= National Accrediting Commission of Cosmetology Arts and Sciences =

The National Accrediting Commission of Career Arts and Sciences (NACCAS) is an accrediting commission that accredits cosmetology schools and beauty schools in the United States. It is considered an autonomous, independent accrediting agency, as well as a nonprofit Delaware corporation. The main office of NACCAS is located in Alexandria, Virginia. NACCAS is recognized by the U.S. Department of Education as a national agency for the institutional accreditation of post-secondary schools and departments of cosmetology arts and sciences, including specialized schools.

==National Accrediting Commission of Career Arts and Sciences (NACCAS) History==

NACCAS began in 1969, but it changed its name and became NACCAS in 1981, after two accrediting commissions, the Accrediting Commission for Cosmetology Education and the National Accrediting Commission for Cosmetology schools merged to form the Cosmetology Accrediting Commission (CAC). Currently the agency accredits approximately 1,300 cosmetology school and beauty school institutions, affecting more than 120,000 students nationwide. The NACCAS scope of accreditation includes more than thirty (30) courses and programs of study that fall under NACCAS’ scope of accreditation.

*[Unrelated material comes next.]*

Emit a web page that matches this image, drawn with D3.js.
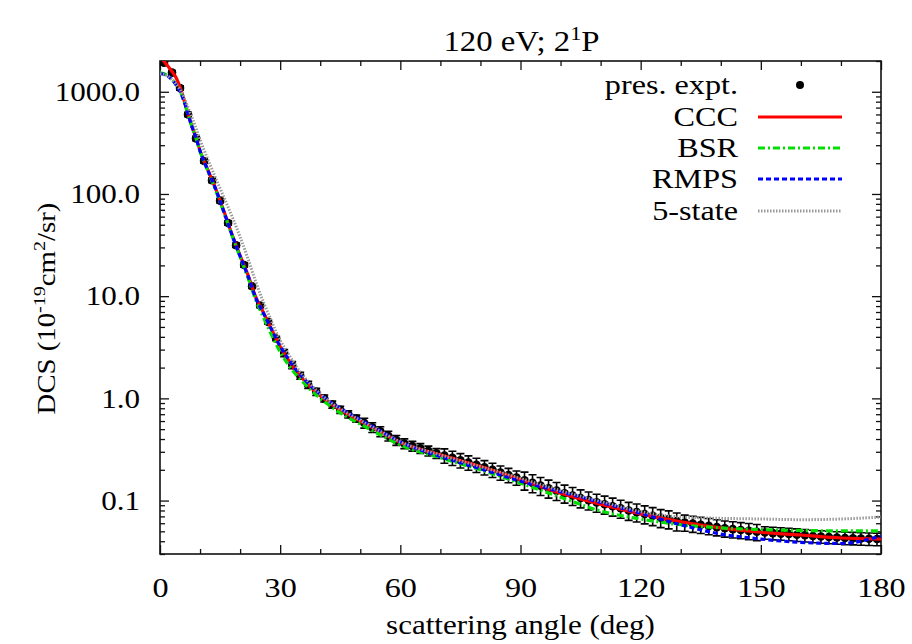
<!DOCTYPE html>
<html><head><meta charset="utf-8">
<script src="https://cdn.jsdelivr.net/npm/d3@7"></script>
<style>
body{margin:0;background:#fff}
svg text{font-family:"Liberation Serif","Times New Roman",serif;fill:#000}
</style>
</head><body>
<svg id="c" width="912" height="644"></svg>
<script>
// ---------------- DATA ----------------
const exptAngles = [1,3,5,7,9,11,13,15,17,19,21,23,25,27,29,31,33,35,37,39,41,43,45,47,49,51,53,55,57,59,
  61,63,65,67,69,71,73,75,77,79,81,83,85,87,89,91,93,95,97,99,101,103,105,107,109,111,113,115,117,119,
  121,123,125,127,129,131,133,135,137,139,141,143,145,147,149,151,153,155,157,159,161,163,165,167,169,171,173,175,177,179];
const exptDCS = [1920,1540,1090,600,350,210,136,86,52,31.5,20.2,12.5,8.1,5.6,3.85,2.78,2.12,1.67,1.36,1.16,
  1.0,0.87,0.775,0.70,0.635,0.575,0.52,0.475,0.43,0.39,
  0.362,0.342,0.325,0.307,0.29,0.276,0.262,0.248,0.236,0.224,0.212,0.2,0.188,0.178,0.168,
  0.158,0.149,0.140,0.132,0.125,0.118,0.112,0.106,0.101,0.096,0.092,0.088,0.084,0.080,0.077,
  0.074,0.071,0.068,0.066,0.063,0.061,0.0595,0.058,0.0565,0.055,0.0535,0.0525,0.0515,0.0505,0.0495,
  0.0487,0.048,0.0475,0.047,0.0463,0.0457,0.045,0.0445,0.044,0.0435,0.043,0.0428,0.0425,0.0423,0.042];
const exptErrPct = [5,5,5,5,5,5,5,5,5,5,5,5,5,5,5,8,8,8,8,8,8,8,8,8,8,11,11,11,11,11,
  11,11,11,11,11,16,16,16,16,16,16,16,16,16,16,20,20,20,20,20,20,20,20,20,20,20,20,20,20,20,
  20,20,20,20,20,18,18,18,18,18,18,18,18,18,18,14,14,14,14,14,14,14,14,14,14,14,14,14,14,14];

const modelAngles = [0,1,2,3,4,5,6,7,8,9,10,12,14,16,18,20,22,24,26,28,30,32,34,36,38,40,42,45,50,55,60,
  70,80,90,100,110,120,130,140,150,160,170,180];
const cccDCS = [2200,1980,1780,1580,1380,1110,830,610,455,355,265,170,110,67,40,25,16,9.6,6.7,4.6,3.2,2.4,1.85,1.5,1.24,1.06,
  0.92,0.77,0.6,0.47,0.37,0.28,0.215,0.16,0.118,0.092,0.074,0.062,0.054,0.049,0.046,0.043,0.042];
const bsrDCS = [1530,1500,1430,1320,1180,1020,800,600,450,350,262,166,106,65,39,24,15,9.0,6.0,4.05,2.85,2.15,1.7,1.4,1.17,1.0,
  0.87,0.72,0.56,0.44,0.35,0.262,0.2,0.148,0.108,0.079,0.066,0.058,0.054,0.052,0.051,0.0505,0.0505];
const rmpsDCS = [1500,1480,1420,1310,1170,1010,810,605,452,352,263,168,109,66,39.5,24.5,15.6,9.4,6.6,4.6,3.25,2.45,1.9,1.55,1.28,1.1,
  0.95,0.8,0.62,0.48,0.375,0.27,0.205,0.155,0.122,0.096,0.075,0.058,0.047,0.042,0.039,0.038,0.045];
const state5DCS = [1500,1480,1420,1320,1190,1050,880,700,560,440,340,215,140,92,60,38,23,13.5,8.4,5.5,3.7,2.75,2.05,1.62,1.32,1.11,
  0.95,0.79,0.61,0.475,0.375,0.28,0.215,0.165,0.125,0.098,0.078,0.069,0.067,0.066,0.065,0.066,0.069];

const xTickValues = [0,30,60,90,120,150,180];
const xMinorTickValues = [10,20,40,50,70,80,100,110,130,140,160,170];
const yTickValues = [0.1,1,10,100,1000];
const legendLabels = ["pres. expt.","CCC","BSR","RMPS","5-state"];

// ---------------- CHART ----------------
const svg = d3.select('#c');
const m = {l:160, r:881, t:61, b:554};
const SX = 1.15, FS = 27;
const x = d3.scaleLinear().domain([0,180]).range([m.l,m.r]);
const y = d3.scaleLog().domain([0.03,2000]).range([m.b,m.t]);

svg.append('defs').append('clipPath').attr('id','clip').append('rect')
  .attr('x',m.l).attr('y',m.t).attr('width',m.r-m.l).attr('height',m.b-m.t);

function styleAxis(g){ g.select('.domain').remove(); g.selectAll('line').attr('stroke','#111').attr('stroke-width',1.3); }
const yMinor = y.ticks().filter(v => Math.abs(Math.log10(v)-Math.round(Math.log10(v)))>1e-6);

const gxb = svg.append('g').attr('transform',`translate(0,${m.b})`)
  .call(d3.axisBottom(x).tickValues(xTickValues).tickSize(-9).tickPadding(23).tickFormat(d=>d));
gxb.call(styleAxis);
gxb.selectAll('text').attr('font-size',FS+1).attr('transform',`scale(${SX},1)`);
svg.append('g').attr('transform',`translate(0,${m.b})`)
  .call(d3.axisBottom(x).tickValues(xMinorTickValues).tickSize(-5).tickFormat('')).call(styleAxis);
svg.append('g').attr('transform',`translate(0,${m.t})`)
  .call(d3.axisTop(x).tickValues(xTickValues).tickSize(-9).tickFormat('')).call(styleAxis);
svg.append('g').attr('transform',`translate(0,${m.t})`)
  .call(d3.axisTop(x).tickValues(xMinorTickValues).tickSize(-5).tickFormat('')).call(styleAxis);

const gyl = svg.append('g').attr('transform',`translate(${m.l},0)`)
  .call(d3.axisLeft(y).tickValues(yTickValues).tickSize(-9).tickPadding(20).tickFormat(d3.format('.1f')));
gyl.call(styleAxis);
gyl.selectAll('text').attr('font-size',FS).attr('x',-20/SX).attr('transform',`scale(${SX},1)`);
svg.append('g').attr('transform',`translate(${m.l},0)`)
  .call(d3.axisLeft(y).tickValues(yMinor).tickSize(-5).tickFormat('')).call(styleAxis);
svg.append('g').attr('transform',`translate(${m.r},0)`)
  .call(d3.axisRight(y).tickValues(yTickValues).tickSize(-9).tickFormat('')).call(styleAxis);
svg.append('g').attr('transform',`translate(${m.r},0)`)
  .call(d3.axisRight(y).tickValues(yMinor).tickSize(-5).tickFormat('')).call(styleAxis);

svg.append('rect').attr('x',m.l).attr('y',m.t).attr('width',m.r-m.l).attr('height',m.b-m.t)
  .attr('fill','none').attr('stroke','#111').attr('stroke-width',1.6);

const plot = svg.append('g').attr('clip-path','url(#clip)');
const expt = exptAngles.map((a,i)=>({a, v:exptDCS[i], e:exptErrPct[i]}));
plot.append('g').selectAll('circle').data(expt).join('circle')
  .attr('cx',d=>x(d.a)).attr('cy',d=>y(d.v)).attr('r',4.3).attr('fill','#000');
const eb = plot.append('g').attr('stroke','#000').attr('stroke-width',1.6).attr('fill','none');
eb.selectAll('path').data(expt).join('path').attr('d',d=>{
  const xx = x(d.a), lo = y(d.v*(1-d.e/100)), hi = y(d.v*(1+d.e/100)), c=4;
  return `M${xx},${lo}V${hi}M${xx-c},${lo}H${xx+c}M${xx-c},${hi}H${xx+c}`;
});

const line = d3.line().x(d=>x(d[0])).y(d=>y(d[1])).curve(d3.curveMonotoneX);
const series = [
  {name:'CCC', vals:cccDCS, color:'#ff0000', dash:null, w:3.2},
  {name:'BSR', vals:bsrDCS, color:'#00e000', dash:'7,3,2,3', w:3.2},
  {name:'RMPS', vals:rmpsDCS, color:'#0000ff', dash:'5,3', w:3.2},
  {name:'5-state', vals:state5DCS, color:'#999999', dash:'1.5,1.5', w:3}
];
series.forEach(s=>{
  plot.append('path').datum(modelAngles.map((a,i)=>[a,s.vals[i]]))
    .attr('d',line).attr('fill','none').attr('stroke',s.color).attr('stroke-width',s.w)
    .attr('stroke-dasharray',s.dash);
});

const lg = svg.append('g');
const rowY = [85,117,148,179,211];
legendLabels.forEach((lab,i)=>{
  lg.append('g').attr('transform',`translate(738,${rowY[i]+9})`)
    .append('text').attr('text-anchor','end').attr('font-size',FS+1)
    .attr('transform',`scale(${SX},1)`).text(lab);
  if(i===0){
    lg.append('circle').attr('cx',800).attr('cy',rowY[i]).attr('r',4).attr('fill','#000');
  } else {
    const s = series[i-1];
    lg.append('line').attr('x1',758).attr('x2',842).attr('y1',rowY[i]).attr('y2',rowY[i])
      .attr('stroke',s.color).attr('stroke-width',s.w).attr('stroke-dasharray',s.dash);
  }
});

const TFS = 28.5;
const tt = svg.append('g').attr('transform',`translate(${(m.l+m.r)/2+1},51)`)
  .append('text').attr('text-anchor','middle').attr('font-size',TFS).attr('transform',`scale(${SX},1)`);
tt.append('tspan').text('120 eV; 2');
tt.append('tspan').attr('font-size',TFS*0.68).attr('dy',-11).text('1');
tt.append('tspan').attr('dy',11).text('P');

svg.append('g').attr('transform',`translate(${(m.l+m.r)/2},634)`)
  .append('text').attr('text-anchor','middle').attr('font-size',FS).attr('transform',`scale(${SX},1)`)
  .text('scattering angle (deg)');

const YFS = 25;
const yl = svg.append('g').attr('transform',`translate(55,${(m.t+m.b)/2+1}) rotate(-90)`)
  .append('text').attr('text-anchor','middle').attr('font-size',YFS).attr('transform',`scale(${SX},1)`);
yl.append('tspan').text('DCS (10');
yl.append('tspan').attr('font-size',YFS*0.7).attr('dy',-10).text('-19');
yl.append('tspan').attr('dy',10).text('cm');
yl.append('tspan').attr('font-size',YFS*0.7).attr('dy',-10).text('2');
yl.append('tspan').attr('dy',10).text('/sr)');
</script>
</body></html>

==Cosmetology School Accreditation Criteria==

Beauty schools and cosmetology schools that are labeled "NACCAS accredited" must meet certain academic and institutional requirements established by the National Accrediting Commission of Career Arts and Sciences (NACCAS). Some factors for accreditation include: cosmetology school curriculum, quality of education provided to students, facilities, staff and admission policies.